Selber was a son of a Jewish couple, Aaron R. Selber Sr. and the former Frances Dreyfuss. While growing up during the Great Depression, Selber developed his work ethic early, delivering the since defunct Shreveport Journal newspaper, selling the Saturday Evening Post, and servicing vending machines while attending elementary and junior high school at the private Southfield School and high school at the public C. E. Byrd, both in his native Shreveport. Selber graduated from Southfield School in 1940, one of the first graduates of the institution located at 1100 Southfield Road; in 2011, he was inducted into the Southfield Hall of Fame.

Selber enrolled at Tulane University in New Orleans for one year before he joined the United States Army Air Forces, in which he gained top secret clearance in the electronics section of the Strategic Air Command. After his military duty, Selber attended the School of Retailing at Washington University in St. Louis, Missouri. He then returned to Tulane where he graduated in 1950 with a Bachelor of Business Administration degree. He was subsequently inducted into the Paul Tulane Society.

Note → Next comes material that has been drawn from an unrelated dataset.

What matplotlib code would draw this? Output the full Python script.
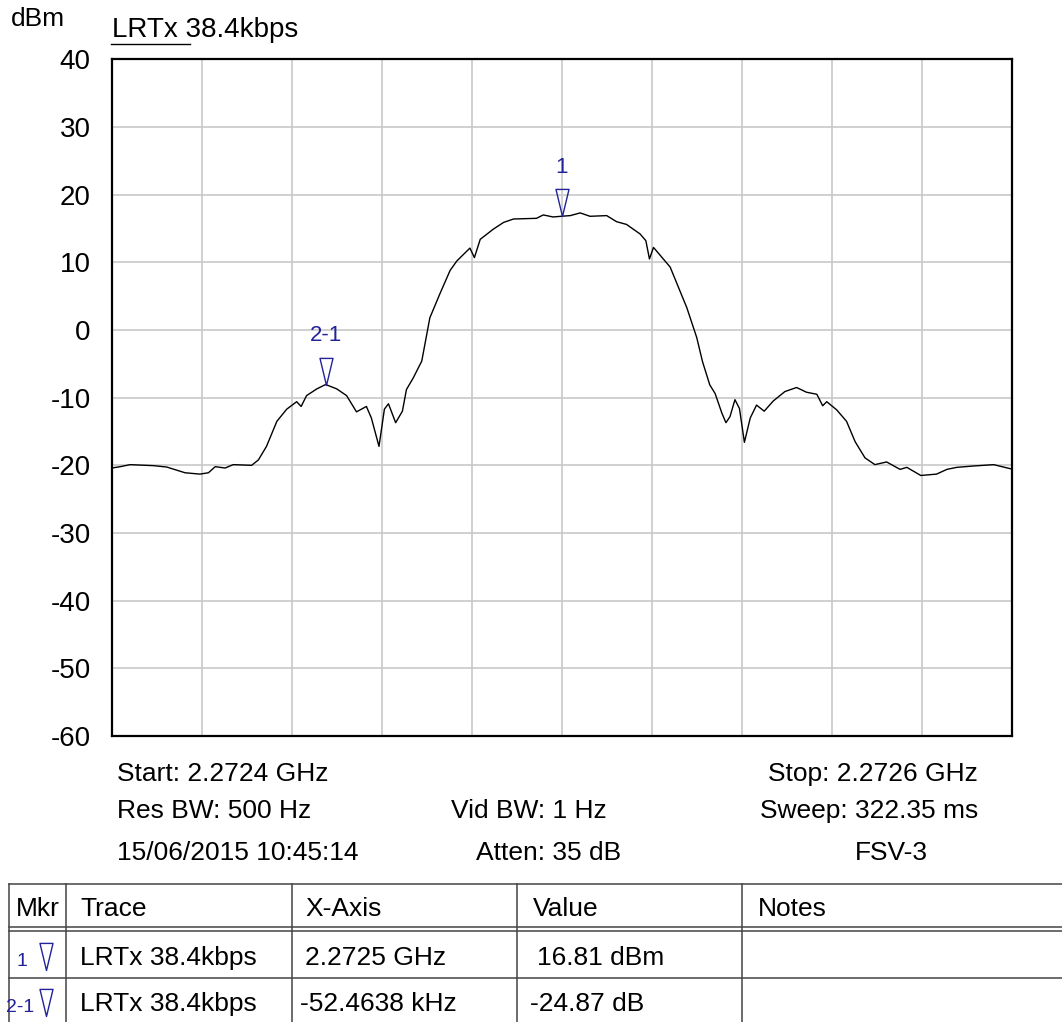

At Tulane, Selber met his future wife, the former Peggy Burkenroad. She was a board member of the Meadows Museum of Art at Centenary and the Sci-Port Discovery Center in Shreveport. Like her husband, Peggy Selber was a generous philanthropist, an artist, and a golfer who won multiple championships.

==Career==

Selber returned to Shreveport to work in the family retail clothing business. Under his leadership as the company president, Selber Bros. became a regional department store chain with outlets in Louisiana and Texas. The first store was established in 1907 at 227 Texas Avenue in downtown Shreveport by Selber's grandfather, Charles Selber. In addition to Aaron Sr., there were three other Selber brothers, the uncles of Aaron Selber Jr. – Isadore, Louis, and Mandel Charles Selber. Hence three of the four Selber Brothers died in the nine-month period between December 1967 and August 1968.

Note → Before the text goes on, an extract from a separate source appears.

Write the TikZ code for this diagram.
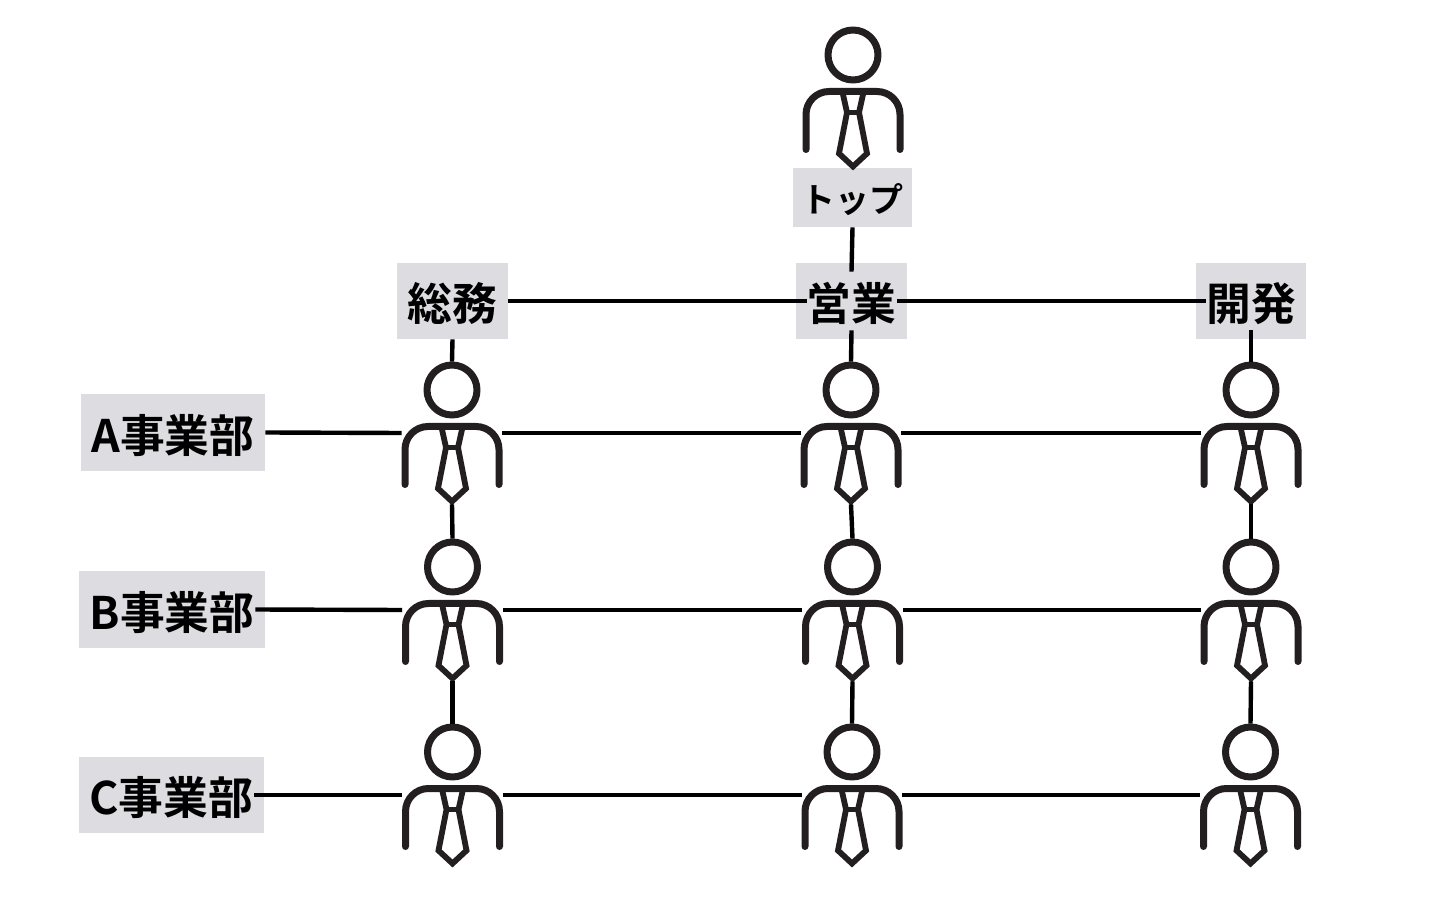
\documentclass[tikz,border=0pt]{standalone}
\usepackage{fontspec}
\setmainfont{Noto Sans CJK JP}[BoldFont={Noto Sans CJK JP Bold}]
\usetikzlibrary{calc}
\definecolor{boxgrey}{HTML}{DDDCE1}
\definecolor{figink}{HTML}{231F20}
\newcommand{\lowered}[1]{\raisebox{-9.8pt}[0pt][0pt]{#1}}
\newcommand{\loweredtop}[1]{\raisebox{-7.7pt}[0pt][0pt]{#1}}
\tikzset{
  x=0.5pt,y=-0.5pt,
  labelbox/.style={fill=boxgrey,inner sep=0pt,font=\fontsize{22.4pt}{26pt}\selectfont\bfseries,text=black},
  topbox/.style={fill=boxgrey,inner sep=0pt,font=\fontsize{17pt}{20pt}\selectfont\bfseries,text=black},
  personbox/.style={inner sep=0pt,minimum width=50pt,minimum height=71pt},
  ink/.style={draw=figink,line width=3.5pt,line cap=round,line join=round},
  thinink/.style={draw=figink,line width=2.9pt,line cap=butt,line join=miter},
  conn/.style={draw=black,line width=2.2pt}
}
\newcommand{\personfig}[3]{% name, x of centre, y of centre
  \node[personbox] (#1) at (#2,#3) {};
  \begin{scope}[shift={(#2,#3)}]
    \draw[ink] (0,-43) circle (25);
    \draw[ink] (-47,51.5) -- (-47,16.5) .. controls (-47,3.8) and (-36.7,-6.5) .. (-24,-6.5) -- (24,-6.5) .. controls (36.7,-6.5) and (47,3.8) .. (47,16.5) -- (47,51.5);
    \draw[thinink] (-10,-3.5) -- (-6,14.5) -- (-14,55.5) -- (0,68.5) -- (14,55.5) -- (6,14.5) -- (10,-3.5);
    \draw[thinink] (-6,14.5) -- (6,14.5);
  \end{scope}
}
\begin{document}
\begin{tikzpicture}
\useasboundingbox (0,0) rectangle (1440,924);
% label boxes
\node[topbox,minimum width=59.5pt,minimum height=29.5pt] (top) at (852.5,197.5) {\loweredtop{トップ}};
\node[labelbox,minimum width=55.5pt,minimum height=38pt] (soumu) at (452.5,301) {\lowered{総務}};
\node[labelbox,minimum width=55.5pt,minimum height=38pt] (eigyo) at (851.5,301) {\lowered{営業}};
\node[labelbox,minimum width=55pt,minimum height=38pt] (kaihatsu) at (1251,301) {\lowered{開発}};
\node[labelbox,minimum width=92pt,minimum height=38.5pt] (diva) at (173,432.5) {\lowered{A事業部}};
\node[labelbox,minimum width=93pt,minimum height=38.5pt] (divb) at (172,609.5) {\lowered{B事業部}};
\node[labelbox,minimum width=92.5pt,minimum height=38pt] (divc) at (171.5,795) {\lowered{C事業部}};
% people
\personfig{boss}{853}{98}
\personfig{a1}{452}{433}
\personfig{a2}{851}{433}
\personfig{a3}{1251}{433}
\personfig{b1}{452.5}{610}
\personfig{b2}{852.5}{610}
\personfig{b3}{1251}{610}
\personfig{c1}{452.5}{795}
\personfig{c2}{852}{795}
\personfig{c3}{1250.5}{795}
% connectors
\draw[conn] (top.south) -- ([yshift=-4.5pt]eigyo.north);
\draw[conn] (soumu.east) -- ([xshift=5.5pt]eigyo.west);
\draw[conn] ([xshift=-5pt]eigyo.east) -- ([xshift=5pt]kaihatsu.west);
\draw[conn] (soumu.south) -- (a1.north);
\draw[conn] ([yshift=4.5pt]eigyo.south) -- (a2.north);
\draw[conn] ([yshift=4.5pt]kaihatsu.south) -- (a3.north);
\draw[conn] (diva.east) -- (a1.west);
\draw[conn] (a1.east) -- (a2.west);
\draw[conn] (a2.east) -- (a3.west);
\draw[conn] ([xshift=-5pt]divb.east) -- (b1.west);
\draw[conn] (b1.east) -- (b2.west);
\draw[conn] (b2.east) -- (b3.west);
\draw[conn] ([xshift=-5pt]divc.east) -- (c1.west);
\draw[conn] (c1.east) -- (c2.west);
\draw[conn] (c2.east) -- (c3.west);
\draw[conn] (a1.south) -- (b1.north);
\draw[conn] (a2.south) -- (b2.north);
\draw[conn] (a3.south) -- (b3.north);
\draw[conn] (b1.south) -- (c1.north);
\draw[conn] (b2.south) -- (c2.north);
\draw[conn] (b3.south) -- (c3.north);
\end{tikzpicture}
\end{document}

Following the sale in 1988 of Selber Bros. to Dillard's Department Stores, Aaron Selber Jr. became for the remainder of his life an investor: "Cash rather than merchandise became my inventory." Selbert attributed his optimistic business philosophy to the influence upon him from his father, his father-in-law William Burkenroad, and Jacob Aron, Burkenroad's business partner in New York City. The senior Aaron Selber had limited higher education, having attended a business college, but he possessed an uncanny grasp of human nature. Billy Burkenroad made his fortune in the coffee business with Jacob Aron, and like the Selbers was a generous philanthropist. In 1978, Burkenroad switched the focus entirely of the J. Aron Company from years of coffee importation to the trading of commodities.

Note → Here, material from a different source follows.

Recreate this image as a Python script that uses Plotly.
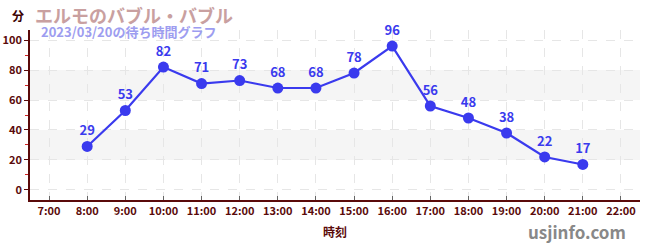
import plotly.graph_objects as go

hours = [8, 9, 10, 11, 12, 13, 14, 15, 16, 17, 18, 19, 20, 21]
waits = [29, 53, 82, 71, 73, 68, 68, 78, 96, 56, 48, 38, 22, 17]
tick_hours = list(range(7, 23))
tick_labels = [f"{h}:00" for h in tick_hours]
y_ticks = [0, 20, 40, 60, 80, 100]
bands = [(20, 40), (60, 80)]

FONT = "Noto Sans CJK JP"
AX = "#5a0a0a"

fig = go.Figure()
fig.add_trace(go.Scatter(
    x=hours, y=waits, mode="lines+markers+text",
    text=[str(v) for v in waits], textposition="top center",
    textfont=dict(family=FONT, size=13, color="#3a3aee", weight="bold"),
    line=dict(color="#3a3aee", width=2.2),
    marker=dict(color="#3a3aee", size=11),
    cliponaxis=False, hoverinfo="skip",
))

for lo, hi in bands:
    fig.add_shape(type="rect", xref="paper", yref="y", x0=0, x1=1, y0=lo, y1=hi,
                  fillcolor="#f5f5f5", line_width=0, layer="below")

fig.update_layout(
    width=650, height=250,
    margin=dict(l=30, r=10, t=30, b=50),
    paper_bgcolor="white", plot_bgcolor="white",
    showlegend=False,
    font=dict(family=FONT, color=AX),
    xaxis=dict(
        range=[6.5, 22.5], tickvals=tick_hours, ticktext=tick_labels,
        automargin=False,
        showgrid=True, gridcolor="#e6e6e6", griddash="dash", gridwidth=1,
        showline=True, linecolor=AX, linewidth=1.5,
        ticks="inside", ticklen=4, tickcolor="#666", tickwidth=1,
        tickfont=dict(family=FONT, size=11, color=AX, weight="bold"),
        zeroline=False,
        title=dict(text="時刻", font=dict(family=FONT, size=12, color=AX, weight="bold"), standoff=12),
    ),
    yaxis=dict(
        range=[-6.7, 106.7], tickvals=y_ticks,
        automargin=False,
        showgrid=True, gridcolor="#e6e6e6", griddash="dash", gridwidth=1,
        showline=True, linecolor=AX, linewidth=1.5,
        ticks="outside", ticklen=4, tickcolor=AX,
        tickfont=dict(family=FONT, size=11, color=AX, weight="bold"),
        zeroline=False,
        minor=dict(tickvals=[10, 30, 50, 70, 90], ticks="outside", ticklen=3, tickcolor="#d02020", showgrid=False),
    ),
    annotations=[
        dict(text="分", xref="paper", yref="paper", x=0, y=1.0, yanchor="bottom", xanchor="right",
             xshift=-4, yshift=4, showarrow=False, font=dict(family=FONT, size=12, color="#3a0000", weight="bold")),
        dict(text="エルモのバブル・バブル", xref="paper", yref="paper", x=0.0, y=1.0, xanchor="left",
             yanchor="bottom", xshift=3, yshift=0, showarrow=False,
             font=dict(family=FONT, size=18, color="#c9a0a0", weight="bold")),
        dict(text="2023/03/20の待ち時間グラフ", xref="paper", yref="paper", x=0.0, y=1.0, xanchor="left",
             yanchor="top", xshift=9, yshift=10, showarrow=False,
             font=dict(family=FONT, size=13, color="#9d9df0", weight="bold")),
        dict(text="usjinfo.com", xref="paper", yref="paper", x=1.0, y=0, xanchor="right", yanchor="top",
             xshift=-12, yshift=-17, showarrow=False,
             font=dict(family=FONT, size=17, color="#888888", weight="bold")),
    ],
)

fig.write_html("out.html")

Selber was a member of the National Retail Merchants and the Specialty Retail Stores associations. Aaron Selber, with his wife Peggy, was a large donor to many nonprofit organizations in both Shreveport and New Orleans. They established the Aaron or Peggy Selber Foundation in Shreveport and the Aaron and Peggy Selber Family Donor Advised Fund within the New Orleans Community Foundation. Selber was a former chairman of the board of the Blue Cross Blue Shield Association of Louisiana. He was a director of Commercial National Bank at 333 Texas Avenue in Shreveport and a president of the Shreveport Jaycees and later the Chamber of Commerce. He was president of his alma mater, Southfield School, Goodwill Industries, and the Holiday in Dixie spring festival. He was a board member of Louisiana State University Health Sciences Center Shreveport, the Norwela Council of Boy Scouts of America, the American Red Cross, the Louisiana State Fair, YMCA, United Way, and the college football post-Christmas Independence Bowl, The Selbers were members of the B'nai Zion Congregation.

==Death and family==

Selber died in 2013 at the age of eighty-five at his Shreveport home of congestive heart failure. His motto was "Live your life in a wonderful way!" He was a member of the B'nai Zion Congregation in Shreveport. There are four Selber daughters, Patty Selber Newton and husband Carl of Baton Rouge, Pam Selber of Newport Beach, California, Polly Selber Gleichenhaus and husband Barry of Denver, Colorado, and Penny Selber Autenreith and husband Robert of New Orleans. Horace Ladymon, owner of the former Beall-Ladymon Corporation, was among Selber's honorary pallbearers.